I’m reading “How the World made the West” by Josephine Quinn, a fascinating and mind expanding history of how the concept of “The West” arose. This paragraph really got me thinking –
“The study of antiquity gives the lie to the idea that everyone is born with a natural, fixed ethnic identity, tied to specific other people by ancestry or ancestral territory. The concept is fundamentally incoherent anyway: at some level all humans share the same ancestry and territory, and decisions about where to draw lines across that shared heritage in time and space can only ever be arbitrary. But ethnic identification is also for the most part a relatively modern phenomenon, associated with modern levels of literacy, communication and mobility. Without these, communal identities tend to form on smaller scales. And despite their physical proximity to one another, links between the ‘Phoenician’ ports were relatively weak.”
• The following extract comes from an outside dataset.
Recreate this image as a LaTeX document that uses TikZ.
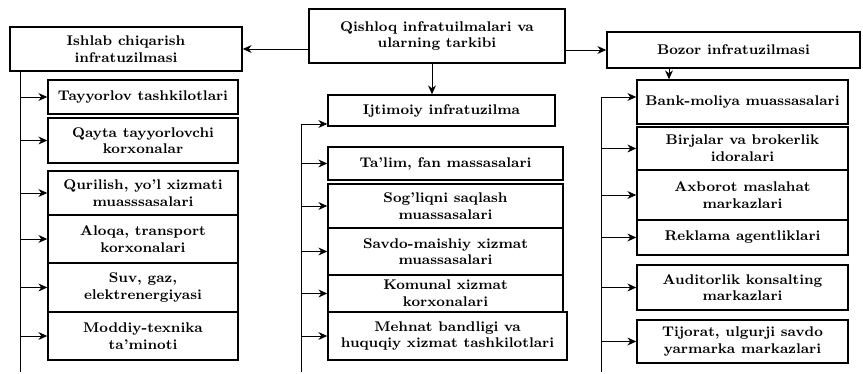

This reminds me of my experience working as a GP in the Irvine Valley back in the early 1980s. There were three small towns in the valley, Galston, Newmilns and Darvel. Although they seemed pretty similar in size, and even appearance, to the locals, especially the elderly locals they each had distinct characteristics. For example, one elderly woman told me a traditional saying was “Darvel for swanks, Newmilns for banks, Galston for guts” and another told me she was born in Galston but when she married she moved to Newmilns (two miles away), “But I couldnae staun it and had to come hame” – she couldn’t stand living in Newmilns and had to move back to Galston. Yet another, this time from Newmilns, told me the old piece of marriage advice she remembered was “If you can’t get a man, go to Galston and get a miner”. As Josephine Quinn writes, “communal identities tend to form on smaller scales”.
By the time I was working there, each of the towns had changed considerably, with mining and textile industries disappearing, and an increasing number of people moving to the valley and commuting for work. However, when I left in 1986 to take up a post in Edinburgh, a twenty something year old female patient asked me what Edinburgh was like. She had never been. I asked her if she usually went to Glasgow (there’s actually still quite a cultural divide between Scotland’s two largest cities), but she said no, she’d never been there either. I asked where she had been, and she told me she’d visited Ayr once. She definitely identified with place, not an ethnic group.
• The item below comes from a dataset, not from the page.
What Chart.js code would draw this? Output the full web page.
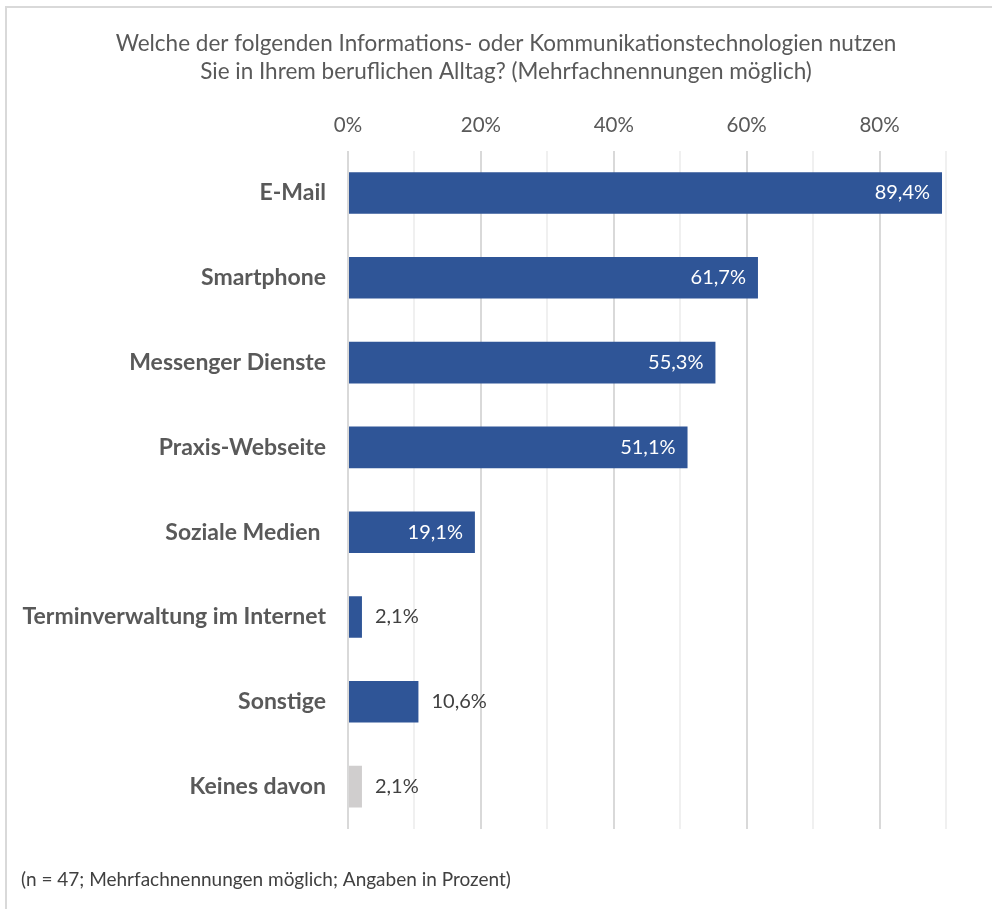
<!DOCTYPE html>
<html>
<head>
<meta charset="utf-8">
<script src="https://cdn.jsdelivr.net/npm/chart.js@4.4.0/dist/chart.umd.min.js"></script>
<style>
  html, body { margin: 0; padding: 0; background: #fff; }
  #wrap { position: absolute; left: 0; top: 0; width: 992px; height: 909px; }
  #frame { position: absolute; left: 5px; top: 6px; right: 0; bottom: 0;
           border-left: 2px solid #d9d9d9; border-top: 2px solid #d9d9d9; }
  canvas { position: absolute; left: 0; top: 0; }
</style>
</head>
<body>
<div id="wrap">
  <div id="frame"></div>
  <canvas id="chart" width="992" height="909"></canvas>
</div>
<script>
const categories = [
  "E-Mail",
  "Smartphone",
  "Messenger Dienste",
  "Praxis-Webseite",
  "Soziale Medien ",
  "Terminverwaltung im Internet",
  "Sonstige",
  "Keines davon"
];
const values = [89.4, 61.7, 55.3, 51.1, 19.1, 2.1, 10.6, 2.1];
const barColors = ["#2f5597", "#2f5597", "#2f5597", "#2f5597", "#2f5597", "#2f5597", "#2f5597", "#d0cece"];
const tickLabels = [0, 20, 40, 60, 80];
const titleLines = [
  "Welche der folgenden Informations- oder Kommunikationstechnologien nutzen",
  "Sie in Ihrem beruflichen Alltag? (Mehrfachnennungen möglich)"
];
const footnote = "(n = 47; Mehrfachnennungen möglich; Angaben in Prozent)";

const FONT = "Lato, 'Open Sans', sans-serif";
const GREY = "#595959";

// title, footnote and the value labels at the bar ends
const textPlugin = {
  id: "texts",
  afterDatasetsDraw(chart) {
    const ctx = chart.ctx;
    ctx.save();
    ctx.fillStyle = GREY;
    ctx.font = "22.5px " + FONT;
    ctx.textAlign = "center";
    ctx.textBaseline = "middle";
    ctx.fillText(titleLines[0], 506, 44);
    ctx.fillText(titleLines[1], 506, 72);

    ctx.fillStyle = "#404040";
    ctx.font = "19px " + FONT;
    ctx.textAlign = "left";
    ctx.fillText(footnote, 21, 880);

    ctx.font = "20px " + FONT;
    chart.getDatasetMeta(0).data.forEach((bar, i) => {
      const txt = values[i].toFixed(1).replace(".", ",") + "%";
      if (values[i] > 15) {
        ctx.fillStyle = "#ffffff";
        ctx.textAlign = "right";
        ctx.fillText(txt, bar.x - 12, bar.y);
      } else {
        ctx.fillStyle = "#404040";
        ctx.textAlign = "left";
        ctx.fillText(txt, bar.x + 13, bar.y);
      }
    });
    ctx.restore();
  }
};

new Chart(document.getElementById("chart"), {
  type: "bar",
  data: {
    labels: categories,
    datasets: [{
      data: values,
      backgroundColor: barColors,
      borderWidth: 0,
      categoryPercentage: 0.49,
      barPercentage: 1
    }]
  },
  options: {
    indexAxis: "y",
    responsive: false,
    animation: false,
    layout: { padding: { left: 10, right: 46, top: 100, bottom: 80 } },
    plugins: {
      legend: { display: false },
      tooltip: { enabled: false }
    },
    scales: {
      x: {
        position: "top",
        min: 0,
        max: 90,
        afterBuildTicks(scale) {
          scale.ticks = [];
          for (let v = 0; v <= 90; v += 10) scale.ticks.push({ value: v });
        },
        ticks: {
          color: GREY,
          font: { family: FONT, size: 20.5 },
          padding: 13,
          callback: v => tickLabels.includes(v) ? v + "%" : ""
        },
        grid: {
          drawTicks: false,
          lineWidth: 2,
          color: c => (c.tick && c.tick.value % 20 === 0) ? "#d9d9d9" : "#f0f0f0"
        },
        border: { display: false }
      },
      y: {
        afterFit(scale) { scale.width = 338; },
        ticks: {
          color: GREY,
          font: { family: FONT, size: 23, weight: "bold" },
          padding: 14
        },
        grid: { display: false },
        border: { display: false }
      }
    }
  },
  plugins: [textPlugin]
});
</script>
</body>
</html>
Anyone who has done even a small amount of genealogical research into their own family, pretty quickly finds that their ancestors come from a wide range of towns, or even countries, and those who use on the DNA testing genealogy services, find that they have percentages of their DNA which can be traced to several countries around the world.
Josephine Quinn makes the point that DNA discoveries have undermined the concept of separate, distinct, or “pure” races, and that her research in ancient history (her book focuses on the period from 1500 BC to 1500 AD) undermines the concept of competing “civilisations”. As she describes each period, time and time again, she shows that trade and migration play a key role in the spread of ideas, technologies and innovations, whilst strengthening local cultures of belief and tradition.
Nothing we are familiar with today would be possible without a long, long history of migration, communication and trade.